Para nosotros resulta extraño pensar que la gordura, en algún momento de la historia, fue símbolo de belleza y poder. Hoy, en pleno siglo XXI, de cada diez interacciones con nuestras pantallas, al menos dos están relacionadas con programas de pérdida de peso. La industria del adelgazamiento genera más de 250 mil millones de dólares al año. Pero no siempre fue así.
En el siglo XVI, la gordura era un signo de superioridad descomunal. Luis VI de Francia, apodado “el Gordo”, o Enrique VIII de Inglaterra, fueron retratados con cuerpos voluminosos como emblemas de opulencia y autoridad. Las Tres Gracias de Rubens, por su parte, exaltaban cuerpos femeninos voluptuosos como ideal estético. En ese contexto, el pecado capital de la gula tenía un significado distinto: no era una falta, sino una expresión de poder y abundancia.
Hoy, la sociedad ha rediseñado sus propios cánones. El fenómeno del fitness está en todas partes, y aunque más relajado, el canon de belleza europeo sigue dominando. La delgadez se ha convertido en sinónimo de éxito, autocontrol y deseabilidad.

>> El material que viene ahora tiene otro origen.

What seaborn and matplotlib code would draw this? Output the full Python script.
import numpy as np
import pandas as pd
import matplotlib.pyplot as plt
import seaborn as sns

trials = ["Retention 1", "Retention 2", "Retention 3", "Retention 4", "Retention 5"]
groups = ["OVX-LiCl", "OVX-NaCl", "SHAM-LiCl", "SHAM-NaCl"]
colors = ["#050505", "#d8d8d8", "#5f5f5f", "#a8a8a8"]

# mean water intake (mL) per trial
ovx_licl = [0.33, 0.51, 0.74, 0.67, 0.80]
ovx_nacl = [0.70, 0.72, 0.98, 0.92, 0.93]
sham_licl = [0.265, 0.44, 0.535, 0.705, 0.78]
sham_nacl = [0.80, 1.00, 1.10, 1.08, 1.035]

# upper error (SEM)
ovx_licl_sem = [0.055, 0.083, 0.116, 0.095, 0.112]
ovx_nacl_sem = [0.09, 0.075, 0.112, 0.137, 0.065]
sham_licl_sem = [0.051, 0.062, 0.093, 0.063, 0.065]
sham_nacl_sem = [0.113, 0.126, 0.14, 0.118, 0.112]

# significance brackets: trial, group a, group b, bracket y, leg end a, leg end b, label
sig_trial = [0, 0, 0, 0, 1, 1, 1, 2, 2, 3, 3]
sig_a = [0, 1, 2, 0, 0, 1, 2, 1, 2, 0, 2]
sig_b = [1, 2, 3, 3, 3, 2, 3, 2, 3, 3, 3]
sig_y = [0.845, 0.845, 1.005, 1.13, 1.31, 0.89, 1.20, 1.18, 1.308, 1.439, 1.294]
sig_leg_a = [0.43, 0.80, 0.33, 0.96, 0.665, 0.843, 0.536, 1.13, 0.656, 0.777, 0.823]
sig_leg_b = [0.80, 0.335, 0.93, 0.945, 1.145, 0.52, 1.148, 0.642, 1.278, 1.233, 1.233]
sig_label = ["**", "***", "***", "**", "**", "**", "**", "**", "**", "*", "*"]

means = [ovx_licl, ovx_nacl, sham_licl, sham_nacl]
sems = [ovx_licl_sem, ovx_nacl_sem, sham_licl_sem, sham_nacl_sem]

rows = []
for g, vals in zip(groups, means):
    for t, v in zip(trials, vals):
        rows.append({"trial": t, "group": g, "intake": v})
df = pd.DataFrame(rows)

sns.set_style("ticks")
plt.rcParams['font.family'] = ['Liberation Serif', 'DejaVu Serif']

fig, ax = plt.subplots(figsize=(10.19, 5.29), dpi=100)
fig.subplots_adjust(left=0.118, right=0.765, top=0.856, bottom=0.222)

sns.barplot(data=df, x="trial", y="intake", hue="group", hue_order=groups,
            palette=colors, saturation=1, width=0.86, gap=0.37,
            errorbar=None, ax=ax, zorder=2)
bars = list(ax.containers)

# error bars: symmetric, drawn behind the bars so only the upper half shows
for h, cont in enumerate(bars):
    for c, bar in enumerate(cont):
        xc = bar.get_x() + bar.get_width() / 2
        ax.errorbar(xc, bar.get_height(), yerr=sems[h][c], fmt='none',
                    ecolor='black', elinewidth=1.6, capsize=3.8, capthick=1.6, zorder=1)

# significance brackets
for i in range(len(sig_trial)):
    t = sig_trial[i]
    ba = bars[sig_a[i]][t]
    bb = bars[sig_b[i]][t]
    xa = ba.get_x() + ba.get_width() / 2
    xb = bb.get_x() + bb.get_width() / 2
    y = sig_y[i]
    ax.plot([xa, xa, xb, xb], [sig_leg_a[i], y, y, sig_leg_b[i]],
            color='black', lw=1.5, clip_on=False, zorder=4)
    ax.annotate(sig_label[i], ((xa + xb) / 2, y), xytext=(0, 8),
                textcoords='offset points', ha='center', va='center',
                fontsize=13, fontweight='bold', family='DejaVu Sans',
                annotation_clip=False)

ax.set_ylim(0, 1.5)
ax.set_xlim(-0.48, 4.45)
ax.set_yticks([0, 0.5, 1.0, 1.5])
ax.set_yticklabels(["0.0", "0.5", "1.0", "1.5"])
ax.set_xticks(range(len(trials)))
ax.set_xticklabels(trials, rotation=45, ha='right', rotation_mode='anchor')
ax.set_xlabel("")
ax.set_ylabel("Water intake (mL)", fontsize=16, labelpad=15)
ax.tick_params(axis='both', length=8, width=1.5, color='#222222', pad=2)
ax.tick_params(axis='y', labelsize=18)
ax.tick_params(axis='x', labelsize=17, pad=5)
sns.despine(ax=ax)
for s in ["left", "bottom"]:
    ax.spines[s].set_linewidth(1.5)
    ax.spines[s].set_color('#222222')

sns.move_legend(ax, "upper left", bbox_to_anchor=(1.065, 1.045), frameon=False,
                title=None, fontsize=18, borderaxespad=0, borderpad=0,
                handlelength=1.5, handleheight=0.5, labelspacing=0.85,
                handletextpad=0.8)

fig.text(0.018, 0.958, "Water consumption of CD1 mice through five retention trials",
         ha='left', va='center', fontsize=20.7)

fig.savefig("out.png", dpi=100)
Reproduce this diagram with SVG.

Cuando era niño, jugábamos a “amagar y no dar, dar sin reír”. Esa misma lógica parece regir la vida pública dominicana: pecados a medias. Por un lado, se defiende la moral; por otro, se tolera la doble moral. Como advirtió el Nobel de Física Reinhard Genzel, la sociedad actual ha perdido la pasión por la verdad. Solo le importa lo que puede ver, no lo que puede comprobar.
Vivimos en la era más informada de la historia humana. Cualquier persona con acceso a internet puede obtener información medianamente confiable con un solo clic. Pero el problema no es solo el acceso: es saber qué preguntar y qué discriminar. Ese discernimiento es el que debería guiarnos, sobre todo cuando se utilizan bots, creadores de opinión o periodistas para lanzar una funda voladora —como decimos en mi pueblo, una bolsa cargada de porquería que puede estallar en la cara de cualquier transeúnte inocente.
Cuando un ciudadano, político, pastor o sacerdote recibe una explosión hedionda, lo primero que debemos hacer es buscar la verdad.
Quiero compartir una verdad personal: durante toda mi juventud rechacé la política. Sin embargo, me involucré en un movimiento social que unificó los ánimos de mi pueblo. Como vocero, conocí la crueldad de un gobierno opresor que intentó silenciarme en varias ocasiones, encubriendo la corrupción de sus funcionarios. Ese mismo gobierno, que nunca llevó a juicio a nadie por los abusos cometidos, hoy se suma a las protestas contra el actual.
Los pecados capitales siguen vigentes, pero con una diferencia: las consecuencias ahora se materializan dentro del marco jurídico. Por eso, quiero felicitar públicamente al presidente Luis Abinader, por demostrar que no tiene cómplices, y por reafirmar, con cada caso, que su compromiso es con la ética y el bienestar del pueblo dominicano.